---- EXERCISE INPUT

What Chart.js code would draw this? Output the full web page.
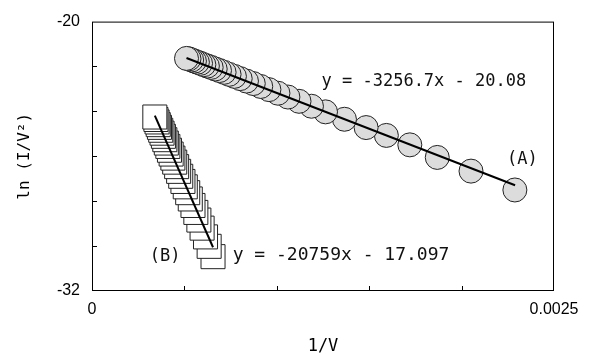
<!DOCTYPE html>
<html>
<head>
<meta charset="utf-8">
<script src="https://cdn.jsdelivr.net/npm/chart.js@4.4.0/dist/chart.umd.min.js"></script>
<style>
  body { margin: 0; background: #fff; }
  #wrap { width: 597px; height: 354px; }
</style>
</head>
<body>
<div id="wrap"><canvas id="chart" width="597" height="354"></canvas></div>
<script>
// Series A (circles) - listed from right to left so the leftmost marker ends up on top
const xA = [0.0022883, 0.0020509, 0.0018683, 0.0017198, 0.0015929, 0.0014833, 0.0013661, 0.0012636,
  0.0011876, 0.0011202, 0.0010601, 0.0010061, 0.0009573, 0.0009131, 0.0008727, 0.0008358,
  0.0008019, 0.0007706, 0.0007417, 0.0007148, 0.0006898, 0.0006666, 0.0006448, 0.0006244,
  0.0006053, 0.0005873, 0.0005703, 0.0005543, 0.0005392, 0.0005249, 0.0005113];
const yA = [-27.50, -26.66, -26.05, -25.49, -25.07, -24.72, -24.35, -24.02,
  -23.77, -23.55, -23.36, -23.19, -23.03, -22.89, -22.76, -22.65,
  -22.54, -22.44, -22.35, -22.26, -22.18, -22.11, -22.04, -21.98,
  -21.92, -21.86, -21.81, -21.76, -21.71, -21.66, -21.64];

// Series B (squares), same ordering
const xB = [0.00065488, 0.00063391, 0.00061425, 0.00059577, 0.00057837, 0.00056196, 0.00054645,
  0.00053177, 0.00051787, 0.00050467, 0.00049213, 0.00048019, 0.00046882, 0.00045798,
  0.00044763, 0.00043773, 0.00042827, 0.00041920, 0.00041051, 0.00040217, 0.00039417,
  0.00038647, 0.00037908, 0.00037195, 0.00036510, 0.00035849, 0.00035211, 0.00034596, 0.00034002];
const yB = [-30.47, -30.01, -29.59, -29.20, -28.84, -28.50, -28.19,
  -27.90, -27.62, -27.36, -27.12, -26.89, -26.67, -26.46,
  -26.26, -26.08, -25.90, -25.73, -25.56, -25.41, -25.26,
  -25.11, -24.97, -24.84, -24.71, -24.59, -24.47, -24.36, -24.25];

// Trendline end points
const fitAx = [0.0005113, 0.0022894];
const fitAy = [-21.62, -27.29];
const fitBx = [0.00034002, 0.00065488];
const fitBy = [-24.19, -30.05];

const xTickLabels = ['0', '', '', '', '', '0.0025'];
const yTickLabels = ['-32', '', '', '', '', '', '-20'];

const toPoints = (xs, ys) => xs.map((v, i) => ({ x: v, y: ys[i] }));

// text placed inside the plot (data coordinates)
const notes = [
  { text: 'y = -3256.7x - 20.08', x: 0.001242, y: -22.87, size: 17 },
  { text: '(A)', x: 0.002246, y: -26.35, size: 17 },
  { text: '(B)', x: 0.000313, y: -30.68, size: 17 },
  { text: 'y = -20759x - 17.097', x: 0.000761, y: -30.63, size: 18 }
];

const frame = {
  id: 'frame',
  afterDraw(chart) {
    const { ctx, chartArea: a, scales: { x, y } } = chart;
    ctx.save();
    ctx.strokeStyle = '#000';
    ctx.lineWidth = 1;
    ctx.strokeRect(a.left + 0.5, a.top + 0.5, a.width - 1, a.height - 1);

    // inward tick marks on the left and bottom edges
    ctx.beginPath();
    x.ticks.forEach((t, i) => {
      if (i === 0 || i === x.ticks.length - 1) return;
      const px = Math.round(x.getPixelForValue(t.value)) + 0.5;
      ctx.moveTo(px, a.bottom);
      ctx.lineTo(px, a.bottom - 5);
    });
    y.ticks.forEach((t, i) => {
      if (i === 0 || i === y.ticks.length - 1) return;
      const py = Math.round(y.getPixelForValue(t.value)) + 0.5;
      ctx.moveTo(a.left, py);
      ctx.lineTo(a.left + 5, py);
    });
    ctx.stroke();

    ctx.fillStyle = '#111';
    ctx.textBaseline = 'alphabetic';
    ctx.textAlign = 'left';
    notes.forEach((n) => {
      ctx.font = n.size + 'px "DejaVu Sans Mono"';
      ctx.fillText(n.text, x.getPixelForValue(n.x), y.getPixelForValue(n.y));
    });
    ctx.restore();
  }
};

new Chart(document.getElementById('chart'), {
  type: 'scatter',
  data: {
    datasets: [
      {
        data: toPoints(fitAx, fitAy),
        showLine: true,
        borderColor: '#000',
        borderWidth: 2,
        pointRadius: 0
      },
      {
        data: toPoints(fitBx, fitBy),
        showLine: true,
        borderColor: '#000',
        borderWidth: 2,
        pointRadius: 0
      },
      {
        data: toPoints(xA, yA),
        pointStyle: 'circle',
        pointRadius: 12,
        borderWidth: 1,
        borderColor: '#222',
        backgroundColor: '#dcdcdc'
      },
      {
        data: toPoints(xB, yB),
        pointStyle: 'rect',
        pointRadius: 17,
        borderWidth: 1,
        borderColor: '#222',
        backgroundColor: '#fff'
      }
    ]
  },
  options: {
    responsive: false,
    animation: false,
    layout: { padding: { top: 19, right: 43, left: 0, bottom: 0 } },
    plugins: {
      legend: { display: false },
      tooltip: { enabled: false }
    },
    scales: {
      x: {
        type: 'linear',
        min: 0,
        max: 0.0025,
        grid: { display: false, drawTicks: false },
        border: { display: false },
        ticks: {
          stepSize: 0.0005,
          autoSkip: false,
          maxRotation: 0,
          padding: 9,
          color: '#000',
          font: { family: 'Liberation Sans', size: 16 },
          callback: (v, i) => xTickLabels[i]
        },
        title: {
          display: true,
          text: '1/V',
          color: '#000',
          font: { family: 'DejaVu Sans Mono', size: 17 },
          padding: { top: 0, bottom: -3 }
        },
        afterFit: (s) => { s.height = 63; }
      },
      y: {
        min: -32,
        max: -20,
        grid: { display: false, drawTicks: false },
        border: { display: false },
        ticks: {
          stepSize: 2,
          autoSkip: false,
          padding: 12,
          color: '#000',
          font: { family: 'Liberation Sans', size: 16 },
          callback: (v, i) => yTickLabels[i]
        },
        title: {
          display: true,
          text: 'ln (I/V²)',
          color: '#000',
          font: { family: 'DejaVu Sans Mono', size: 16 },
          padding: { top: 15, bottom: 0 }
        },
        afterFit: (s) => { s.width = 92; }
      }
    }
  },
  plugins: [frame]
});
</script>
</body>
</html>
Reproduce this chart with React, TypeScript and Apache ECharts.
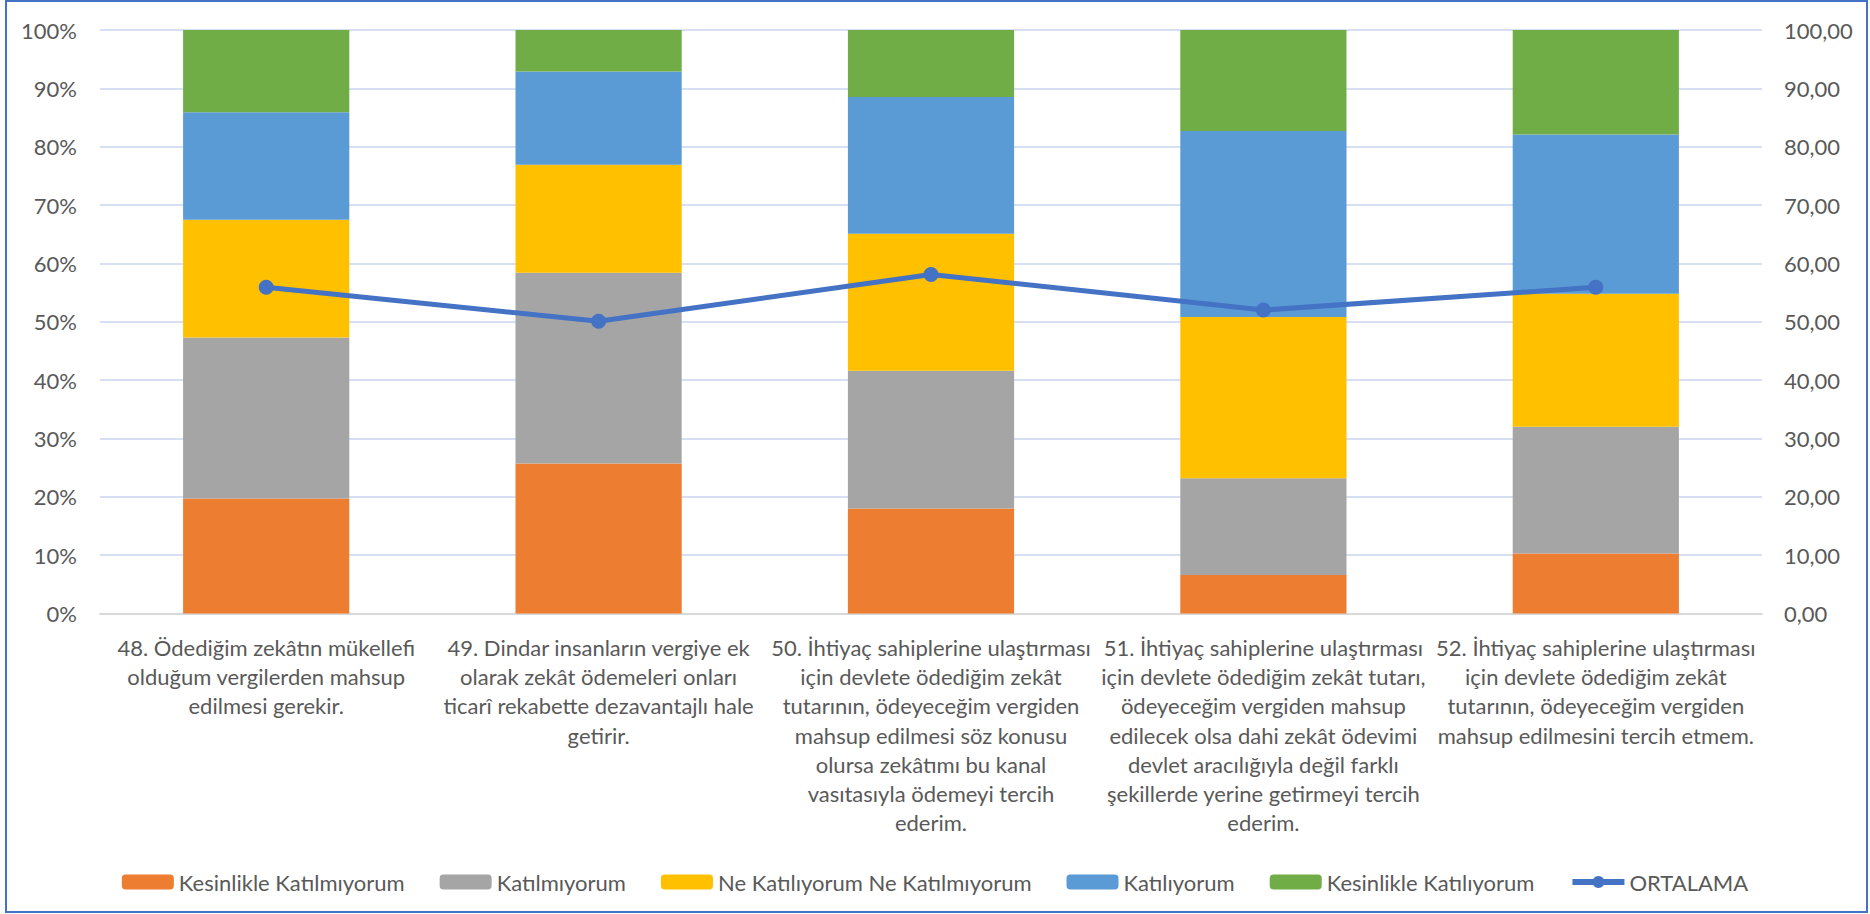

--------

» **THE REQUEST**
Go through the material above and print all of it exactly, except the pictures.

» **PROBLEM SOLUTION**
What Chart.js code would draw this? Output the full web page.
<!DOCTYPE html>
<html>
<head>
<meta charset="utf-8">
<script src="https://cdn.jsdelivr.net/npm/chart.js@4.4.0/dist/chart.umd.min.js"></script>
<style>
  body { margin: 0; background: #fff; }
  #wrap { width: 597px; height: 354px; }
</style>
</head>
<body>
<div id="wrap"><canvas id="chart" width="597" height="354"></canvas></div>
<script>
// Series A (circles) - listed from right to left so the leftmost marker ends up on top
const xA = [0.0022883, 0.0020509, 0.0018683, 0.0017198, 0.0015929, 0.0014833, 0.0013661, 0.0012636,
  0.0011876, 0.0011202, 0.0010601, 0.0010061, 0.0009573, 0.0009131, 0.0008727, 0.0008358,
  0.0008019, 0.0007706, 0.0007417, 0.0007148, 0.0006898, 0.0006666, 0.0006448, 0.0006244,
  0.0006053, 0.0005873, 0.0005703, 0.0005543, 0.0005392, 0.0005249, 0.0005113];
const yA = [-27.50, -26.66, -26.05, -25.49, -25.07, -24.72, -24.35, -24.02,
  -23.77, -23.55, -23.36, -23.19, -23.03, -22.89, -22.76, -22.65,
  -22.54, -22.44, -22.35, -22.26, -22.18, -22.11, -22.04, -21.98,
  -21.92, -21.86, -21.81, -21.76, -21.71, -21.66, -21.64];

// Series B (squares), same ordering
const xB = [0.00065488, 0.00063391, 0.00061425, 0.00059577, 0.00057837, 0.00056196, 0.00054645,
  0.00053177, 0.00051787, 0.00050467, 0.00049213, 0.00048019, 0.00046882, 0.00045798,
  0.00044763, 0.00043773, 0.00042827, 0.00041920, 0.00041051, 0.00040217, 0.00039417,
  0.00038647, 0.00037908, 0.00037195, 0.00036510, 0.00035849, 0.00035211, 0.00034596, 0.00034002];
const yB = [-30.47, -30.01, -29.59, -29.20, -28.84, -28.50, -28.19,
  -27.90, -27.62, -27.36, -27.12, -26.89, -26.67, -26.46,
  -26.26, -26.08, -25.90, -25.73, -25.56, -25.41, -25.26,
  -25.11, -24.97, -24.84, -24.71, -24.59, -24.47, -24.36, -24.25];

// Trendline end points
const fitAx = [0.0005113, 0.0022894];
const fitAy = [-21.62, -27.29];
const fitBx = [0.00034002, 0.00065488];
const fitBy = [-24.19, -30.05];

const xTickLabels = ['0', '', '', '', '', '0.0025'];
const yTickLabels = ['-32', '', '', '', '', '', '-20'];

const toPoints = (xs, ys) => xs.map((v, i) => ({ x: v, y: ys[i] }));

// text placed inside the plot (data coordinates)
const notes = [
  { text: 'y = -3256.7x - 20.08', x: 0.001242, y: -22.87, size: 17 },
  { text: '(A)', x: 0.002246, y: -26.35, size: 17 },
  { text: '(B)', x: 0.000313, y: -30.68, size: 17 },
  { text: 'y = -20759x - 17.097', x: 0.000761, y: -30.63, size: 18 }
];

const frame = {
  id: 'frame',
  afterDraw(chart) {
    const { ctx, chartArea: a, scales: { x, y } } = chart;
    ctx.save();
    ctx.strokeStyle = '#000';
    ctx.lineWidth = 1;
    ctx.strokeRect(a.left + 0.5, a.top + 0.5, a.width - 1, a.height - 1);

    // inward tick marks on the left and bottom edges
    ctx.beginPath();
    x.ticks.forEach((t, i) => {
      if (i === 0 || i === x.ticks.length - 1) return;
      const px = Math.round(x.getPixelForValue(t.value)) + 0.5;
      ctx.moveTo(px, a.bottom);
      ctx.lineTo(px, a.bottom - 5);
    });
    y.ticks.forEach((t, i) => {
      if (i === 0 || i === y.ticks.length - 1) return;
      const py = Math.round(y.getPixelForValue(t.value)) + 0.5;
      ctx.moveTo(a.left, py);
      ctx.lineTo(a.left + 5, py);
    });
    ctx.stroke();

    ctx.fillStyle = '#111';
    ctx.textBaseline = 'alphabetic';
    ctx.textAlign = 'left';
    notes.forEach((n) => {
      ctx.font = n.size + 'px "DejaVu Sans Mono"';
      ctx.fillText(n.text, x.getPixelForValue(n.x), y.getPixelForValue(n.y));
    });
    ctx.restore();
  }
};

new Chart(document.getElementById('chart'), {
  type: 'scatter',
  data: {
    datasets: [
      {
        data: toPoints(fitAx, fitAy),
        showLine: true,
        borderColor: '#000',
        borderWidth: 2,
        pointRadius: 0
      },
      {
        data: toPoints(fitBx, fitBy),
        showLine: true,
        borderColor: '#000',
        borderWidth: 2,
        pointRadius: 0
      },
      {
        data: toPoints(xA, yA),
        pointStyle: 'circle',
        pointRadius: 12,
        borderWidth: 1,
        borderColor: '#222',
        backgroundColor: '#dcdcdc'
      },
      {
        data: toPoints(xB, yB),
        pointStyle: 'rect',
        pointRadius: 17,
        borderWidth: 1,
        borderColor: '#222',
        backgroundColor: '#fff'
      }
    ]
  },
  options: {
    responsive: false,
    animation: false,
    layout: { padding: { top: 19, right: 43, left: 0, bottom: 0 } },
    plugins: {
      legend: { display: false },
      tooltip: { enabled: false }
    },
    scales: {
      x: {
        type: 'linear',
        min: 0,
        max: 0.0025,
        grid: { display: false, drawTicks: false },
        border: { display: false },
        ticks: {
          stepSize: 0.0005,
          autoSkip: false,
          maxRotation: 0,
          padding: 9,
          color: '#000',
          font: { family: 'Liberation Sans', size: 16 },
          callback: (v, i) => xTickLabels[i]
        },
        title: {
          display: true,
          text: '1/V',
          color: '#000',
          font: { family: 'DejaVu Sans Mono', size: 17 },
          padding: { top: 0, bottom: -3 }
        },
        afterFit: (s) => { s.height = 63; }
      },
      y: {
        min: -32,
        max: -20,
        grid: { display: false, drawTicks: false },
        border: { display: false },
        ticks: {
          stepSize: 2,
          autoSkip: false,
          padding: 12,
          color: '#000',
          font: { family: 'Liberation Sans', size: 16 },
          callback: (v, i) => yTickLabels[i]
        },
        title: {
          display: true,
          text: 'ln (I/V²)',
          color: '#000',
          font: { family: 'DejaVu Sans Mono', size: 16 },
          padding: { top: 15, bottom: 0 }
        },
        afterFit: (s) => { s.width = 92; }
      }
    }
  },
  plugins: [frame]
});
</script>
</body>
</html>
Reproduce this chart with React, TypeScript and Apache ECharts.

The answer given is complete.